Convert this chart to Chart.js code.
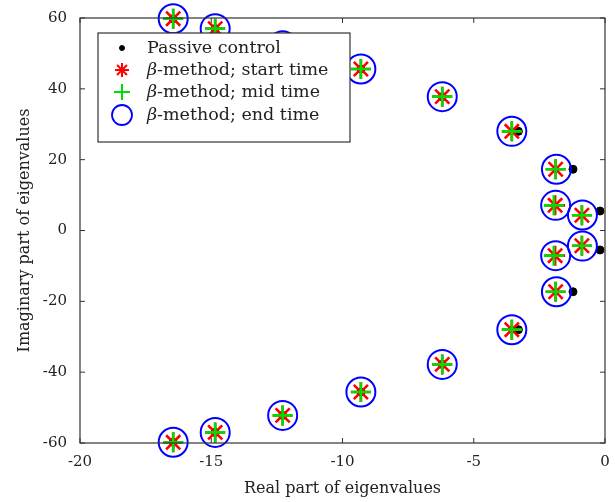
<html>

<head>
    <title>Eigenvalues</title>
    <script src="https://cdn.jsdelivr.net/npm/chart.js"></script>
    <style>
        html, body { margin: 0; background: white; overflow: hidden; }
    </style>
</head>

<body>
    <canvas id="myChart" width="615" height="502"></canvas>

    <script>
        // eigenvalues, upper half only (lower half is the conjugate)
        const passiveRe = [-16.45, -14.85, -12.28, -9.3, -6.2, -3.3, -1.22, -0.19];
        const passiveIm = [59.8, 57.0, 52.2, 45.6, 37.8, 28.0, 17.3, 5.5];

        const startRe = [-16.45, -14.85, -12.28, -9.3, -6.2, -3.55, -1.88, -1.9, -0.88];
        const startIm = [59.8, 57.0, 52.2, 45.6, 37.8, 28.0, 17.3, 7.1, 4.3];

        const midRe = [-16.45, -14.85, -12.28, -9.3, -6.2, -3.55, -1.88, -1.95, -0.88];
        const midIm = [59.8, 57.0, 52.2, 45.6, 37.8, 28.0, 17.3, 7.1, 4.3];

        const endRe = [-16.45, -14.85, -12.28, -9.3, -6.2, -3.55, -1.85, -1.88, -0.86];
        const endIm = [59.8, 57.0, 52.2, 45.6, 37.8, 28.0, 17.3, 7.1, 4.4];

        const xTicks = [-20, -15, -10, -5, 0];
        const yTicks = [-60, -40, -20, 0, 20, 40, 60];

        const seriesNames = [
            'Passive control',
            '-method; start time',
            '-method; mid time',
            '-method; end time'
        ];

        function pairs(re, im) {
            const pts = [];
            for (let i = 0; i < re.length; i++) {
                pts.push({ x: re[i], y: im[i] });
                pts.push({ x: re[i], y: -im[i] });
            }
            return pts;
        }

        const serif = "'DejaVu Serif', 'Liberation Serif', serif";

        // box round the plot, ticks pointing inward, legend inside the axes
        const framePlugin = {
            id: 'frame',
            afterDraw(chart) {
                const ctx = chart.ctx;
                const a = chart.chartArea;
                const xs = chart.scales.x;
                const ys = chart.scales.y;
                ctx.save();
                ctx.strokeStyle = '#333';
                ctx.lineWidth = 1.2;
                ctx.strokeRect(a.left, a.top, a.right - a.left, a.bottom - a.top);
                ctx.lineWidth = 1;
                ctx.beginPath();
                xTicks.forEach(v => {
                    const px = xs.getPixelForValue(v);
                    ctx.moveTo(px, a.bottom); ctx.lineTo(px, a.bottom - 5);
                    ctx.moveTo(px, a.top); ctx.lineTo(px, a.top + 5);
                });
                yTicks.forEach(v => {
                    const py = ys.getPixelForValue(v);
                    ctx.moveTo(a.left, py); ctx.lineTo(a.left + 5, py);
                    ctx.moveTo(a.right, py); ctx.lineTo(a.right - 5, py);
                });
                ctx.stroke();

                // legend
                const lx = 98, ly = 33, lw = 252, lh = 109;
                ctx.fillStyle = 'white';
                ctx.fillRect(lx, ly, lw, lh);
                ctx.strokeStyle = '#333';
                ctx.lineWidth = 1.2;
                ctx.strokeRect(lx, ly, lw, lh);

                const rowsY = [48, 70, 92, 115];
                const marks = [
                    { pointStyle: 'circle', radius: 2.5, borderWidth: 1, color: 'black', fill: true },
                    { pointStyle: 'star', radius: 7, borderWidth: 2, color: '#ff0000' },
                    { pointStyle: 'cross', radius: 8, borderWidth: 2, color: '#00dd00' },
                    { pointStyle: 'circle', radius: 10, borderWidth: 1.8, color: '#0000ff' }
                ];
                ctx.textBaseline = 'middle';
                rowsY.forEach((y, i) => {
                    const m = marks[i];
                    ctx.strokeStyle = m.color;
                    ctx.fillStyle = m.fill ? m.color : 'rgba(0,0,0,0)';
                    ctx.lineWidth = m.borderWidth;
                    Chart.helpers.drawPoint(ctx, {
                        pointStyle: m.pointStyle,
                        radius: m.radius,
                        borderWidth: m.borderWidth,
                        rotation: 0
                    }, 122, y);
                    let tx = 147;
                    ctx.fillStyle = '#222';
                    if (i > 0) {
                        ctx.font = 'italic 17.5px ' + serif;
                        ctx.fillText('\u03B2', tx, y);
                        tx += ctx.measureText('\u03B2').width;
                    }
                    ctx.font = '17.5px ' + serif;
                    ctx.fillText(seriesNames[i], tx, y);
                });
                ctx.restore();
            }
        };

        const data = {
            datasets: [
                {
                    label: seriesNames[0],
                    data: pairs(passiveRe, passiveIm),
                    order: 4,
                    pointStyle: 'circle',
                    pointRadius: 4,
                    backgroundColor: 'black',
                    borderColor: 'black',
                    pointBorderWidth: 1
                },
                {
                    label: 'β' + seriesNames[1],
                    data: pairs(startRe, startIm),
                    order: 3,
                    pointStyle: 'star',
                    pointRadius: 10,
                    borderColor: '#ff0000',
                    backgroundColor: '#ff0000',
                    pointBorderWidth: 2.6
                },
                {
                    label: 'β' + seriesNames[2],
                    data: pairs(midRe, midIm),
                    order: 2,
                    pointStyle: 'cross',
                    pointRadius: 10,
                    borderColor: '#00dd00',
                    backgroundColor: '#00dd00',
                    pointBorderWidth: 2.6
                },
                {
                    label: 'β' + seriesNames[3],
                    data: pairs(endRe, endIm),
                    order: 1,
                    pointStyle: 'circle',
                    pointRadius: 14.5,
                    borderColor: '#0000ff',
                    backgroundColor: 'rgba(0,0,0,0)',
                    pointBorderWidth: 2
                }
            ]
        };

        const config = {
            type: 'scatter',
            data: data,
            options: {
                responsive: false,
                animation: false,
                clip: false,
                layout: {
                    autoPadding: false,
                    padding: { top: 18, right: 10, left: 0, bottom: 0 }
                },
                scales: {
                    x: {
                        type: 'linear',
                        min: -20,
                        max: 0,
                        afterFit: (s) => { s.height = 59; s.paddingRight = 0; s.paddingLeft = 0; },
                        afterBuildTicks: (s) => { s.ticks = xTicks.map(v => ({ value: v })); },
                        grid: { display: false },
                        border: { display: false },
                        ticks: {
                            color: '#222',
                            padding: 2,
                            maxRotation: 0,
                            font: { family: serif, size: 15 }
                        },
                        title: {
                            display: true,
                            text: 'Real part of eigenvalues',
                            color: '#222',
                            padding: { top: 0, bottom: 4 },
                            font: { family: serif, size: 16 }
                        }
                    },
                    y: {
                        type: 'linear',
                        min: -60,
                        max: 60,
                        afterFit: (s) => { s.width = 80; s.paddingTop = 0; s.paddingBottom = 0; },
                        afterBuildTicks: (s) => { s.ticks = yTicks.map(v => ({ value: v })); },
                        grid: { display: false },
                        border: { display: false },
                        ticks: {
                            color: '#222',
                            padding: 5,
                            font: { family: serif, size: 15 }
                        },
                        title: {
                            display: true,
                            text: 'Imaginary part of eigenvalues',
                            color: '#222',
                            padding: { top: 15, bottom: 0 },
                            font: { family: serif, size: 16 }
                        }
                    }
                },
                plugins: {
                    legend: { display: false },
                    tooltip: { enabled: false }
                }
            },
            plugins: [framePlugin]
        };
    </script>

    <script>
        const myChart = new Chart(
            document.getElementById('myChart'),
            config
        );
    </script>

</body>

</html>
*-*-*
REQUIRED WORK
Copy each line above precisely, dropping the pictures.

CORRECT RESULT
Convert this chart to Chart.js code.
<html>

<head>
    <title>Eigenvalues</title>
    <script src="https://cdn.jsdelivr.net/npm/chart.js"></script>
    <style>
        html, body { margin: 0; background: white; overflow: hidden; }
    </style>
</head>

<body>
    <canvas id="myChart" width="615" height="502"></canvas>

    <script>
        // eigenvalues, upper half only (lower half is the conjugate)
        const passiveRe = [-16.45, -14.85, -12.28, -9.3, -6.2, -3.3, -1.22, -0.19];
        const passiveIm = [59.8, 57.0, 52.2, 45.6, 37.8, 28.0, 17.3, 5.5];

        const startRe = [-16.45, -14.85, -12.28, -9.3, -6.2, -3.55, -1.88, -1.9, -0.88];
        const startIm = [59.8, 57.0, 52.2, 45.6, 37.8, 28.0, 17.3, 7.1, 4.3];

        const midRe = [-16.45, -14.85, -12.28, -9.3, -6.2, -3.55, -1.88, -1.95, -0.88];
        const midIm = [59.8, 57.0, 52.2, 45.6, 37.8, 28.0, 17.3, 7.1, 4.3];

        const endRe = [-16.45, -14.85, -12.28, -9.3, -6.2, -3.55, -1.85, -1.88, -0.86];
        const endIm = [59.8, 57.0, 52.2, 45.6, 37.8, 28.0, 17.3, 7.1, 4.4];

        const xTicks = [-20, -15, -10, -5, 0];
        const yTicks = [-60, -40, -20, 0, 20, 40, 60];

        const seriesNames = [
            'Passive control',
            '-method; start time',
            '-method; mid time',
            '-method; end time'
        ];

        function pairs(re, im) {
            const pts = [];
            for (let i = 0; i < re.length; i++) {
                pts.push({ x: re[i], y: im[i] });
                pts.push({ x: re[i], y: -im[i] });
            }
            return pts;
        }

        const serif = "'DejaVu Serif', 'Liberation Serif', serif";

        // box round the plot, ticks pointing inward, legend inside the axes
        const framePlugin = {
            id: 'frame',
            afterDraw(chart) {
                const ctx = chart.ctx;
                const a = chart.chartArea;
                const xs = chart.scales.x;
                const ys = chart.scales.y;
                ctx.save();
                ctx.strokeStyle = '#333';
                ctx.lineWidth = 1.2;
                ctx.strokeRect(a.left, a.top, a.right - a.left, a.bottom - a.top);
                ctx.lineWidth = 1;
                ctx.beginPath();
                xTicks.forEach(v => {
                    const px = xs.getPixelForValue(v);
                    ctx.moveTo(px, a.bottom); ctx.lineTo(px, a.bottom - 5);
                    ctx.moveTo(px, a.top); ctx.lineTo(px, a.top + 5);
                });
                yTicks.forEach(v => {
                    const py = ys.getPixelForValue(v);
                    ctx.moveTo(a.left, py); ctx.lineTo(a.left + 5, py);
                    ctx.moveTo(a.right, py); ctx.lineTo(a.right - 5, py);
                });
                ctx.stroke();

                // legend
                const lx = 98, ly = 33, lw = 252, lh = 109;
                ctx.fillStyle = 'white';
                ctx.fillRect(lx, ly, lw, lh);
                ctx.strokeStyle = '#333';
                ctx.lineWidth = 1.2;
                ctx.strokeRect(lx, ly, lw, lh);

                const rowsY = [48, 70, 92, 115];
                const marks = [
                    { pointStyle: 'circle', radius: 2.5, borderWidth: 1, color: 'black', fill: true },
                    { pointStyle: 'star', radius: 7, borderWidth: 2, color: '#ff0000' },
                    { pointStyle: 'cross', radius: 8, borderWidth: 2, color: '#00dd00' },
                    { pointStyle: 'circle', radius: 10, borderWidth: 1.8, color: '#0000ff' }
                ];
                ctx.textBaseline = 'middle';
                rowsY.forEach((y, i) => {
                    const m = marks[i];
                    ctx.strokeStyle = m.color;
                    ctx.fillStyle = m.fill ? m.color : 'rgba(0,0,0,0)';
                    ctx.lineWidth = m.borderWidth;
                    Chart.helpers.drawPoint(ctx, {
                        pointStyle: m.pointStyle,
                        radius: m.radius,
                        borderWidth: m.borderWidth,
                        rotation: 0
                    }, 122, y);
                    let tx = 147;
                    ctx.fillStyle = '#222';
                    if (i > 0) {
                        ctx.font = 'italic 17.5px ' + serif;
                        ctx.fillText('\u03B2', tx, y);
                        tx += ctx.measureText('\u03B2').width;
                    }
                    ctx.font = '17.5px ' + serif;
                    ctx.fillText(seriesNames[i], tx, y);
                });
                ctx.restore();
            }
        };

        const data = {
            datasets: [
                {
                    label: seriesNames[0],
                    data: pairs(passiveRe, passiveIm),
                    order: 4,
                    pointStyle: 'circle',
                    pointRadius: 4,
                    backgroundColor: 'black',
                    borderColor: 'black',
                    pointBorderWidth: 1
                },
                {
                    label: 'β' + seriesNames[1],
                    data: pairs(startRe, startIm),
                    order: 3,
                    pointStyle: 'star',
                    pointRadius: 10,
                    borderColor: '#ff0000',
                    backgroundColor: '#ff0000',
                    pointBorderWidth: 2.6
                },
                {
                    label: 'β' + seriesNames[2],
                    data: pairs(midRe, midIm),
                    order: 2,
                    pointStyle: 'cross',
                    pointRadius: 10,
                    borderColor: '#00dd00',
                    backgroundColor: '#00dd00',
                    pointBorderWidth: 2.6
                },
                {
                    label: 'β' + seriesNames[3],
                    data: pairs(endRe, endIm),
                    order: 1,
                    pointStyle: 'circle',
                    pointRadius: 14.5,
                    borderColor: '#0000ff',
                    backgroundColor: 'rgba(0,0,0,0)',
                    pointBorderWidth: 2
                }
            ]
        };

        const config = {
            type: 'scatter',
            data: data,
            options: {
                responsive: false,
                animation: false,
                clip: false,
                layout: {
                    autoPadding: false,
                    padding: { top: 18, right: 10, left: 0, bottom: 0 }
                },
                scales: {
                    x: {
                        type: 'linear',
                        min: -20,
                        max: 0,
                        afterFit: (s) => { s.height = 59; s.paddingRight = 0; s.paddingLeft = 0; },
                        afterBuildTicks: (s) => { s.ticks = xTicks.map(v => ({ value: v })); },
                        grid: { display: false },
                        border: { display: false },
                        ticks: {
                            color: '#222',
                            padding: 2,
                            maxRotation: 0,
                            font: { family: serif, size: 15 }
                        },
                        title: {
                            display: true,
                            text: 'Real part of eigenvalues',
                            color: '#222',
                            padding: { top: 0, bottom: 4 },
                            font: { family: serif, size: 16 }
                        }
                    },
                    y: {
                        type: 'linear',
                        min: -60,
                        max: 60,
                        afterFit: (s) => { s.width = 80; s.paddingTop = 0; s.paddingBottom = 0; },
                        afterBuildTicks: (s) => { s.ticks = yTicks.map(v => ({ value: v })); },
                        grid: { display: false },
                        border: { display: false },
                        ticks: {
                            color: '#222',
                            padding: 5,
                            font: { family: serif, size: 15 }
                        },
                        title: {
                            display: true,
                            text: 'Imaginary part of eigenvalues',
                            color: '#222',
                            padding: { top: 15, bottom: 0 },
                            font: { family: serif, size: 16 }
                        }
                    }
                },
                plugins: {
                    legend: { display: false },
                    tooltip: { enabled: false }
                }
            },
            plugins: [framePlugin]
        };
    </script>

    <script>
        const myChart = new Chart(
            document.getElementById('myChart'),
            config
        );
    </script>

</body>

</html>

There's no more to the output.